Wednesday, January 23, 2019

Ann Christine Tabaka writes


Desirable



Your beauty draws me in
Enveloped in your arms
I am obsessed by you
Entranced by your charms



You are most desirable
Oh so perfect in my eyes
I want to possess you
You are the ultimate prize



I can almost taste your kiss
As I hold you in my dreams
But life can be so cruel
It is never as it seems



There are times that it feels
As if you could be mine
But the moments always pass
The stars never quite align



If you were but a person
Your love I might inspire
Alas you remain elusive
It is wisdom I desire
Image result for titian wisdom paintings
La Sapienza (Wisdom) -- Titian    

1 comment:

  1. Tiziano Vecelli ("Titian" in English) was in his 70s when he was chosen to decorate the vestibule of the Biblioteca Marciana designed by his friend Jacopo d'Antonio Sansovino, the library in Venezia that Andrea Palladio called the best building erected since antiquity. Sansovino had built it from 1537 to 1553, but work on frescoes and other decorations continued until 1560. Titian's painting, one of the mythological pieces he referred to as "poesie" (poems), was one of the last additions. It depicted a reclining Wisdom with a written scroll over her body, floating on a cloud (an aerial quantity that suggested thinking), looking into a book (or perhaps a mirror, which would suggest wisdom can be found by looking). In the painting's original orientation Wisdom's face would have been turned towards the rising sun and the Doge's palace, but for some reason, probably in the 1590s, it was rotated by 180°, obliterating the initial symbolic intent and replacing it with folly. In 1603 the republic required that copies of all books printed in the city had to be deposited in the Marciana. In 1811 the collection was moved to more spciaous quarters in the doge's palace, and in 1904 to the Zecca, which Sansovino had built as a mint in 1537-1547.

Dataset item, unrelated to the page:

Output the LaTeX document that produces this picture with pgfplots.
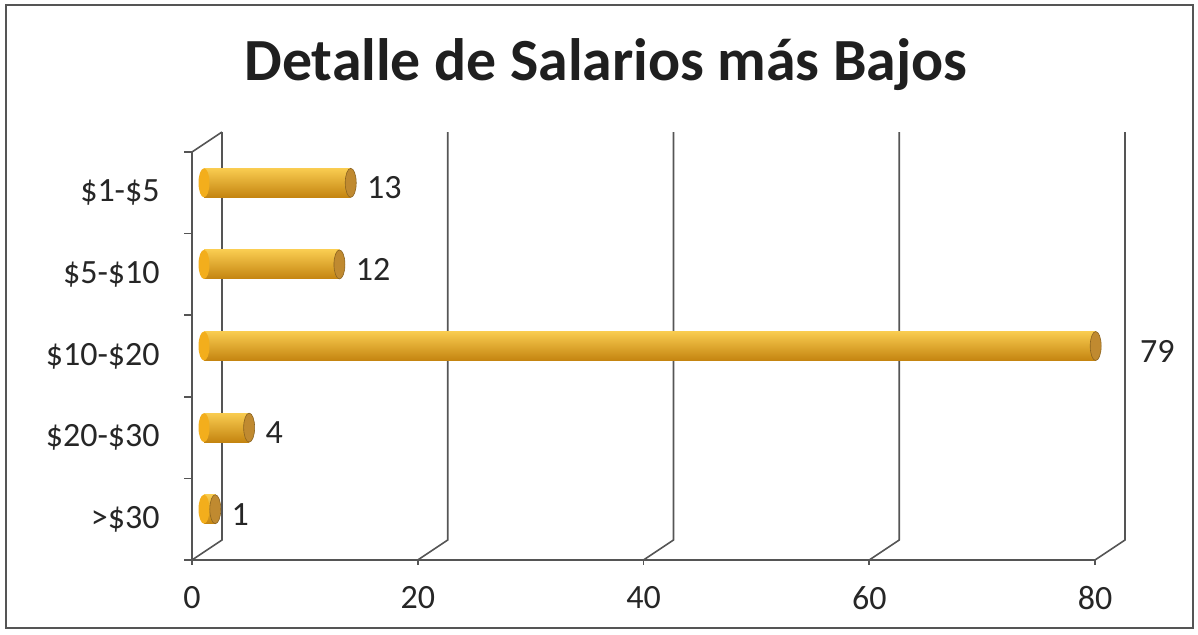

    The library was named after the city's patron saint San Marco (Mark), the supposed author of the gospel bearing his name who had previously written down and translated the sermons of St. Peter. He founded the Christian community of Alexandria but in 68 was martyred by the pagan inhabitants, who placed a rope around his neck and dragged him through the streets until he was dead. His remains were smuggled out of Abbasid North Africa in 828 and taken to Venice, where the doge Giustiniano Participazio hid them. In his will he requested that his widow build a basilica dedicated to St. Mark between the palace and the chapel of Saint Theodore Stratelates, the city's 1st patron saint (he had been beheaded by Gaius Valerius Licinianus Licinius Augustus in the 4th century, before he coauthored the Edict of Milan that officially granted toleration to Christians; his relics had also been taken to Venice in 828). In 1063, during the construction of a new basilica, St. Mark's relics could not be found, but in 1094 he revealed their location by extending an arm from a pillar.